The Tennessee Court of Criminal Appeals on Friday, remanded the case of State v. Carlton Horton, back to the trial court to determine if restitution was appropriate for Horton’s crime. Carlton Horton was convicted of domestic aggravated assault as a standard offender for stabbing the victim numerous times during the course of an argument. He was sentenced to serve eleven months and twenty-nine days in prison, eight years of probation, and to pay restitution of $4,048.10 for the victim’s unpaid hospital bills.
The question on appeal was whether the trial court adequately considered Horton’s ability to pay restitution pursuant to The Tennessee Code § 40-35-304(d). The pertinent part states:
“In determining the amount and method of payment or other restitution, the court shall consider the financial resources and future ability of the defendant to pay or perform.”

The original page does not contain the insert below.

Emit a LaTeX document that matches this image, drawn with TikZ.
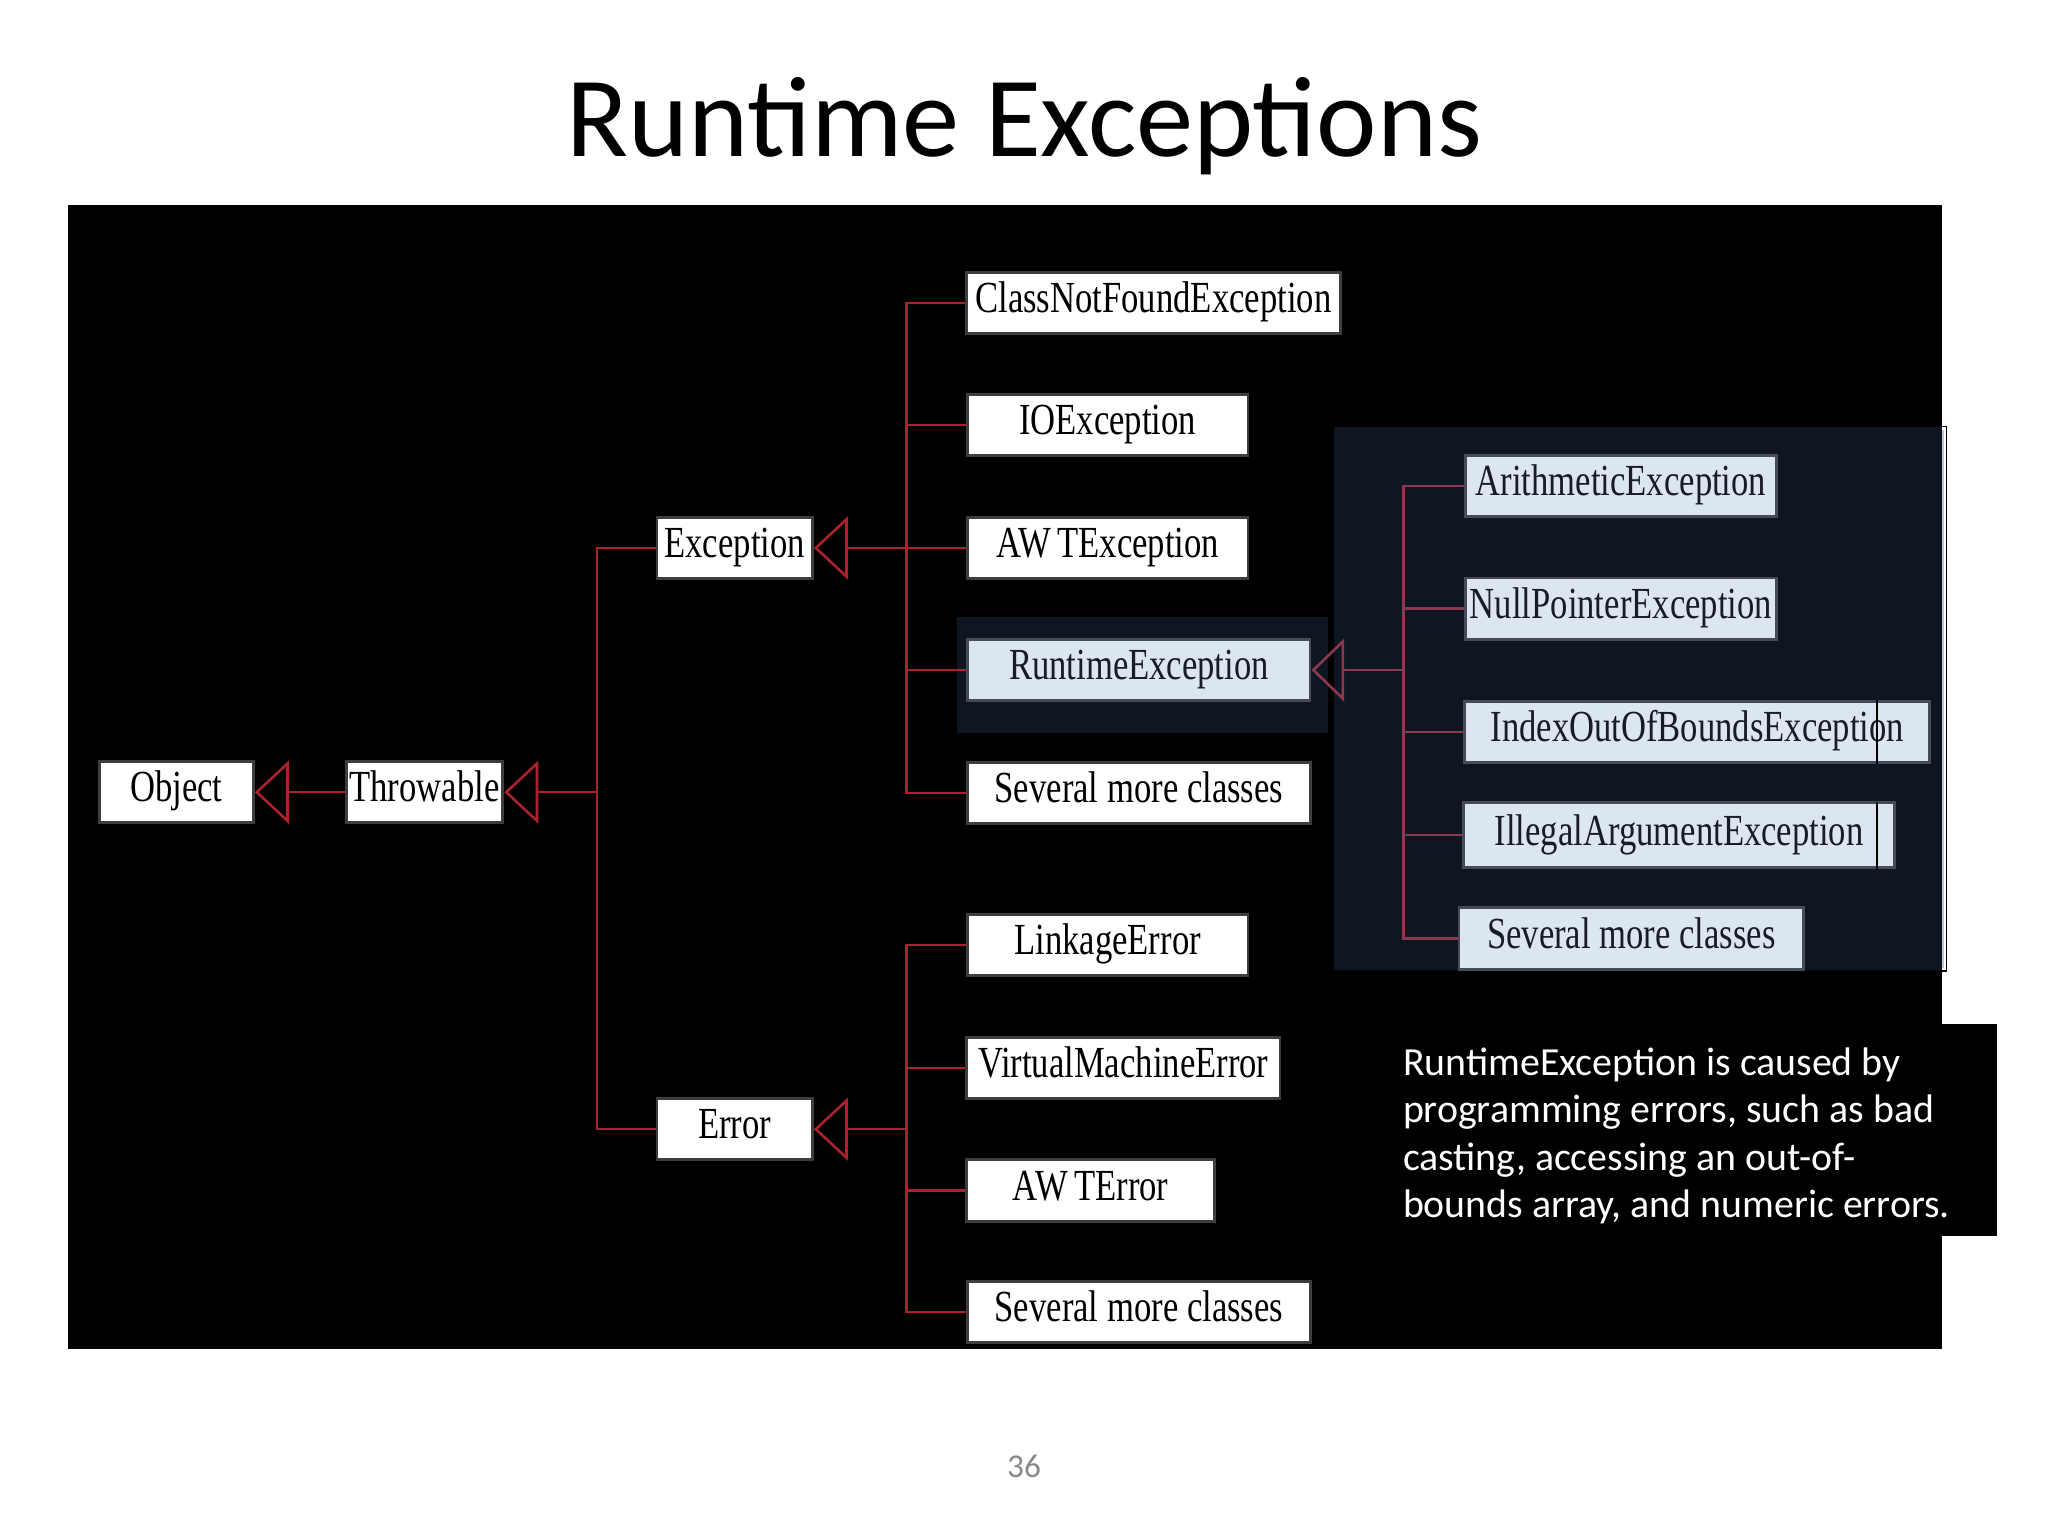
\documentclass[tikz,border=0pt]{standalone}
\usepackage{fontspec}
\setmainfont{Carlito}
\newfontfamily\clsfont[FakeStretch=0.78]{Liberation Serif}
\usetikzlibrary{arrows.meta}

\definecolor{linkred}{RGB}{172,34,44}
\definecolor{linkdim}{RGB}{140,56,78}
\definecolor{navy}{RGB}{14,22,34}
\definecolor{paleblue}{RGB}{220,230,241}
\definecolor{boxline}{RGB}{62,62,62}
\definecolor{pagegray}{RGB}{137,137,137}

\tikzset{
  cls/.style={draw=boxline, fill=white, line width=2.2pt, inner sep=0pt,
    minimum height=47pt, text height=20pt, text depth=5pt,
    font=\clsfont\fontsize{34}{40}\selectfont, text=black},
  rtcls/.style={cls, fill=paleblue, draw={rgb,255:red,70;green,76;blue,86},
    text={rgb,255:red,25;green,28;blue,36}},
  link/.style={draw=linkred, line width=1.8pt},
  linkrt/.style={draw=linkdim, line width=1.8pt},
  inh/.style={link, line width=2pt, -{Triangle[open,length=26pt,width=48pt]}},
  inhrt/.style={linkrt, line width=2pt, -{Triangle[open,length=25pt,width=48pt]}}
}

\begin{document}
\begin{tikzpicture}[x=1pt,y=-1pt]
\useasboundingbox (0,0) rectangle (1568,1176);
\fill[white] (0,0) rectangle (1568,1176);
%title
\node[font=\fontsize{87.6}{100}\selectfont, anchor=base] (title) at (784,120) {Runtime Exceptions};
%background
\fill[black] (52,157) rectangle (1487,1033);
\fill[navy] (733,472) rectangle (1017,561);
\fill[navy] (1021,327) rectangle (1487,743);
\draw[paleblue!70!gray, line width=1.5pt] (1487.5,329) -- (1487.5,741);
\draw[black, line width=1pt] (1021,326.5) rectangle (1490.5,743.5);
\fill[black] (1040,784) rectangle (1529,946);

%left part
\node[cls, minimum width=118pt] (obj) at (135,606.5) {Object};
\node[cls, minimum width=120pt] (thr) at (325,606.5) {Throwable};
\node[cls, minimum width=119pt] (exc) at (562.5,419.5) {Exception};
\node[cls, minimum width=119pt] (err) at (562.5,864.5) {Error};

%exceptions
\node[cls, minimum width=286pt] (cnf) at (883,232) {ClassNotFoundException};
\node[cls, minimum width=215pt] (ioe) at (848,325.5) {IOException};
\node[cls, minimum width=215pt] (awte) at (848,419.5) {AW\kern5pt TException};
\node[rtcls, minimum width=262pt] (rte) at (872,513) {RuntimeException};
\node[cls, minimum width=263pt] (sevexc) at (872,607) {Several more classes};

%errors
\node[cls, minimum width=215pt] (lnk) at (848,723.5) {LinkageError};
\node[cls, minimum width=240pt] (vme) at (860,817.5) {VirtualMachineError};
\node[cls, minimum width=190pt] (awterr) at (835,911.5) {AW\kern5pt TError};
\node[cls, minimum width=263pt] (severr) at (872,1004.5) {Several more classes};

%runtime exceptions
\node[rtcls, minimum width=238pt] (ari) at (1241,372) {ArithmeticException};
\node[rtcls, minimum width=238pt] (npe) at (1241,466) {NullPointerException};
\node[rtcls, minimum width=356pt] (ioob) at (1299.5,560.5) {IndexOutOfBoundsException};
\node[rtcls, minimum width=330pt, minimum height=50pt] (iae) at (1285.5,639.5) {IllegalArgumentException};
\node[rtcls, minimum width=264pt] (sevrt) at (1249,718.5) {Several more classes};
\draw[black, line width=1.5pt] (1437,536) -- (1437,585)
	(1437,614) -- (1437,665);

%connectors
\coordinate (thrspine) at (457,606.5);
\coordinate (excspine) at (694,419.5);
\coordinate (errspine) at (694,864.5);
\coordinate (rtespine) at (1074.5,513);
\draw[inh] (thr) -- (obj);
\draw[inh] (thrspine) -- (thr);
\draw[link] (exc.west) -| (thrspine) |- (err.west);
\draw[inh] (excspine) -- (exc);
\foreach \c in {cnf,ioe,awte,rte,sevexc}
	\draw[link] (excspine) |- (\c.west);
\draw[inh] (errspine) -- (err);
\foreach \c in {lnk,vme,awterr,severr}
	\draw[link] (errspine) |- (\c.west);
\draw[inhrt] (rtespine) -- (rte);
\foreach \c in {ari,npe,ioob,iae,sevrt}
	\draw[linkrt] (rtespine) |- (\c.west);

%note
\node[anchor=north west, inner sep=0pt, align=left, text=white,
	font=\fontsize{30.5}{36.3}\selectfont] (note) at (1074,802)
	{RuntimeException is caused by\\programming errors, such as bad\\casting, accessing an out-of-\\bounds array, and numeric errors.};
%page number
\node[font=\fontsize{25.5}{30}\selectfont, text=pagegray, anchor=base] (pgnum) at (784,1131) {36};
\end{tikzpicture}
\end{document}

Horton argued, and the Court of Appeals agreed, that the trial court did not adequately consider his financial resources or ability to pay. At trial Horton reported no assets, and testified that he received $200.00 a month in food stamps, that he was unable to work because of illness, and that he owed a debt of $1,100.00 to a loan company. Horton also testified, interestingly, that he was able to maintain a $100-a-day cocaine habit. Horton’s testimony is obviously conflicting because while he states he has no income or assets, he manages to support an expensive cocaine addiction. The Court of Criminal Appeals decided that not enough attention was paid to the evidence of Horton’s financial abilities, and remanded the issue back to the trial court for further consideration. Mitch Carter was the Chattanooga attorney who successfully argued this case at the CCA.